It was named by Zillow.com among 12 twelve U.S. cities showing extended declines in housing values, reversing signs of a sustained recovery last year.
The results of the Zillow study were published by Business Week.
It’s also been dubbed a double- dip city for purposes of the report
A city is considered double-dip when it has five consecutive price drops after at least five straight monthly increases where gains were preceded by a period where values fell in at least 10 of 12 months.
The double dip through January also was seen in Boulder and Greeley, Colorado; Providence, R.I.; Augusta, Ga.; Columbus, Ohio; Harrisburg and Lancaster, Pa.; Little Rock, Ark.; Green Bay, Wis.
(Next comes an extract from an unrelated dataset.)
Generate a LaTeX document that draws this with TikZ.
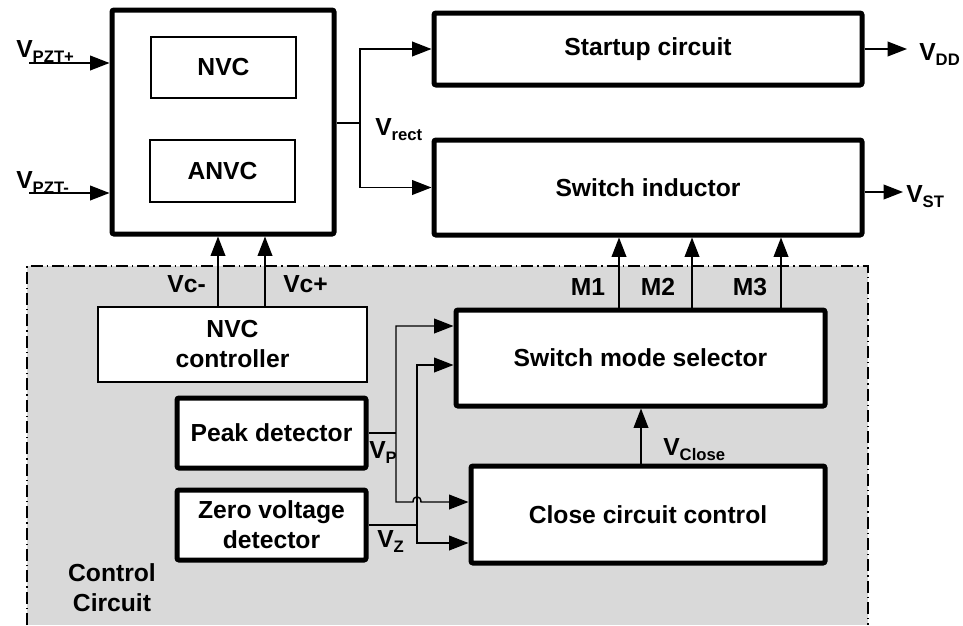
\documentclass[tikz,border=0pt]{standalone}
\usepackage{fontspec}
\setmainfont{Liberation Sans}
\usetikzlibrary{arrows.meta}
\newcommand{\sbs}[1]{\raisebox{-0.45ex}{\fontsize{12.5}{12.5}\selectfont #1}}
\definecolor{ctrlbg}{HTML}{D9D9D9}
\begin{document}
\begin{tikzpicture}[x=0.75pt,y=-0.75pt,
  font=\fontsize{18.5}{22.5}\selectfont\bfseries,
  blk/.style={draw, line width=3.75pt, rounded corners=1.5pt, fill=white, align=center, inner sep=0pt},
  tblk/.style={draw, line width=1.1pt, fill=white, align=center, inner sep=0pt},
  wire/.style={line width=1.1pt},
  arr/.style={wire, -{Triangle[length=14.5pt,width=11pt]}},
  barr/.style={wire, {Triangle[length=14.5pt,width=11pt]}-{Triangle[length=14.5pt,width=11pt]}},
  lbl/.style={inner sep=0pt},
  dashdot/.style={line width=1.1pt, dash pattern=on 9pt off 3pt on 1pt off 3pt}
]
\useasboundingbox (0,0) rectangle (963,625);
% control circuit region
\fill[ctrlbg] (27,266) rectangle (868,625);
\draw[dashdot] (27,625) -- (27,266) -- (868,266) -- (868,625);

% blocks
\node[blk, minimum width=166.5pt, minimum height=168pt] (big) at (223,122) {};
\node[tblk, minimum width=108.75pt, minimum height=45.75pt] (nvc) at (223.5,67.5) {NVC};
\node[tblk, minimum width=108.75pt, minimum height=46.5pt] (anvc) at (222.5,171) {ANVC};
\node[blk, minimum width=321pt, minimum height=54pt] (startup) at (648,49) {Startup circuit};
\node[blk, minimum width=321pt, minimum height=71.25pt] (ind) at (648,187.5) {Switch inductor};
\node[blk, minimum width=276.75pt, minimum height=72pt] (sel) at (640.5,358) {Switch mode selector};
\node[blk, minimum width=265.5pt, minimum height=72.75pt] (close) at (648,514.5) {Close circuit control};
\node[tblk, minimum width=201.75pt, minimum height=56.25pt] (ctrl) at (232.5,344.5) {NVC\\controller};
\node[blk, minimum width=141.75pt, minimum height=52.5pt] (peak) at (271.5,433) {Peak detector};
\node[blk, minimum width=141.75pt, minimum height=52.5pt] (zero) at (271.5,525) {Zero voltage\\detector};
\node[lbl, align=center] (cc) at (112,588) {Control\\Circuit};

% inputs
\coordinate (pztp) at (29,63);
\coordinate (pztm) at (29,193);
\draw[arr] (pztp) -- (pztp -| big.west);
\draw[arr] (pztm) -- (pztm -| big.west);
\node[lbl, anchor=base west] (lpztp) at (16,57) {V\sbs{PZT+}};
\node[lbl, anchor=base west] (lpztm) at (16,188) {V\sbs{PZT-}};

% rectifier output
\coordinate (jr) at (360,123);
\draw[wire] (jr -| big.east) -- (jr);
\draw[arr] (jr) |- (startup.west);
\draw[arr] (jr) |- (ind.west);
\node[lbl, anchor=base west] (lrect) at (375,135) {V\sbs{rect}};

% outputs
\coordinate (vdd) at (907,49);
\coordinate (vst) at (903,192);
\draw[arr] (startup.east) -- (vdd);
\draw[arr] (ind.east |- vst) -- (vst);
\node[lbl, anchor=base west] (lvdd) at (919,60) {V\sbs{DD}};
\node[lbl, anchor=base west] (lvst) at (906,202) {V\sbs{ST}};

% NVC controller outputs
\coordinate (vcm) at (218,290);
\coordinate (vcp) at (265,290);
\draw[arr] (ctrl.north -| vcm) -- (big.south -| vcm);
\draw[arr] (ctrl.north -| vcp) -- (big.south -| vcp);
\node[lbl, anchor=base east] (lvcm) at (206,292) {Vc-};
\node[lbl, anchor=base west] (lvcp) at (283,292) {Vc+};

% mode signals
\coordinate (m1) at (619,290);
\coordinate (m2) at (692,290);
\coordinate (m3) at (781,290);
\draw[arr] (sel.north -| m1) -- (ind.south -| m1);
\draw[arr] (sel.north -| m2) -- (ind.south -| m2);
\draw[arr] (sel.north -| m3) -- (ind.south -| m3);
\node[lbl, anchor=base] (lm1) at (588,295) {M1};
\node[lbl, anchor=base] (lm2) at (658,295) {M2};
\node[lbl, anchor=base] (lm3) at (750,295) {M3};

% V close
\coordinate (vcl) at (641,440);
\draw[arr] (close.north -| vcl) -- (sel.south -| vcl);
\node[lbl, anchor=base west] (lvcl) at (663,455) {V\sbs{Close}};

% V_P
\coordinate (pt) at (396,326);
\coordinate (pb) at (396,502);
\draw[wire] (peak.east) -- (peak.east -| pt);
\draw[barr] (sel.west |- pt) -- (pt) -- (pb) -- (413,502) .. controls (413,495) and (421,495) .. (421,502) -- (close.west |- pb);
\node[lbl, anchor=base west] (lvp) at (369,458) {V\sbs{P}};

% V_Z
\coordinate (zt) at (417,365);
\coordinate (zb) at (417,543);
\draw[wire] (zero.east) -- (zero.east -| zt);
\draw[barr] (sel.west |- zt) -- (zt) -- (zb) -- (close.west |- zb);
\node[lbl, anchor=base west] (lvz) at (377,547) {V\sbs{Z}};
\end{tikzpicture}
\end{document}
Greensboro, N. C.; and Lincoln, Neb. according to Zillow.
Ten other markets, including Boston and Denver, seem poised for a double dip, the company said.
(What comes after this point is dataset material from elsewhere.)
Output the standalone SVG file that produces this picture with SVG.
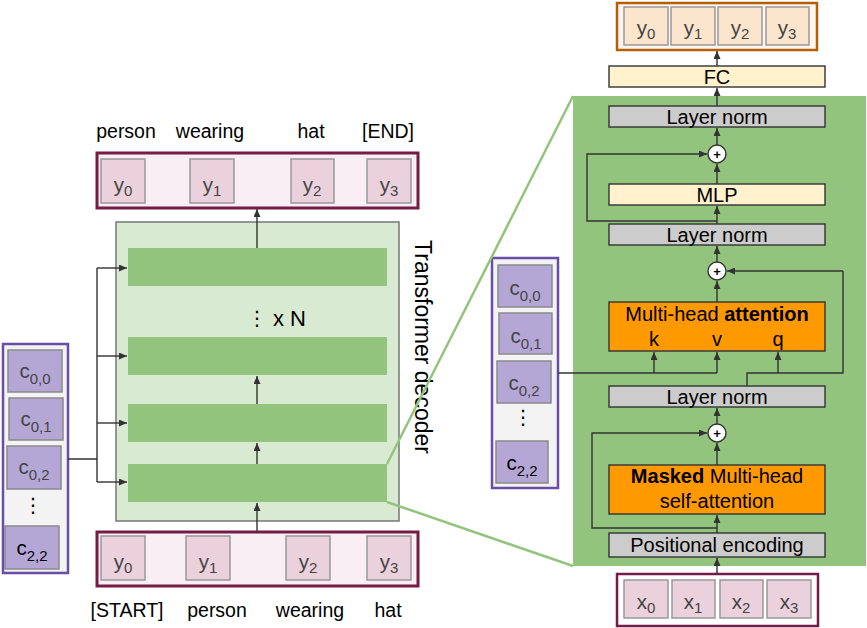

The number of markets in a “double dip” jumped during January from five in December.
In its February report, Zillow said U.S. home values dropped 5 percent in the fourth quarter from a year earlier, marking three years of annual declines.
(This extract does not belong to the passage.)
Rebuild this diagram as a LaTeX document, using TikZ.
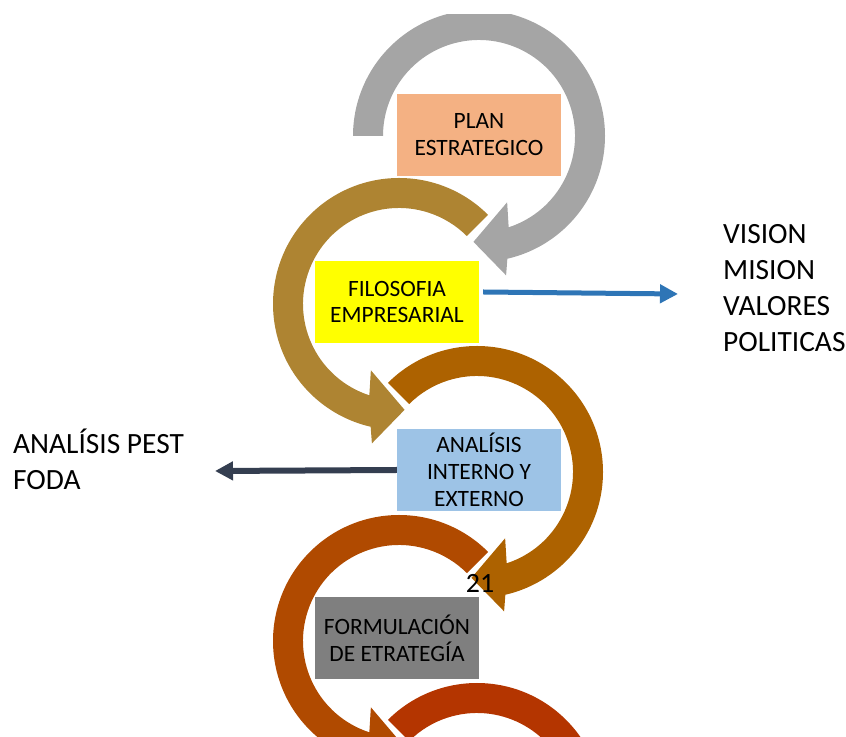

A Zillow spokesman said the increase in declines could be attributed to the likelihood interest rates will rise
The upward trend, in turn, would put downward pressure on home prices after the government boosted sales in 2009 with tax credits, increase federal housing agency lending and purchases of mortgage-backed securities by the Federal Reserve.
Home prices nationally dropped 0.6 percent in January from the prior month, the Federal Housing Finance Agency said yesterday. Government efforts to bolster the market spurred a 4.9 percent rise in home sales last year, the first annual gain since 2005, according to the National Association of Realtors.
If there’s any good news, it’s that Zillow expects home values to bottom out by June.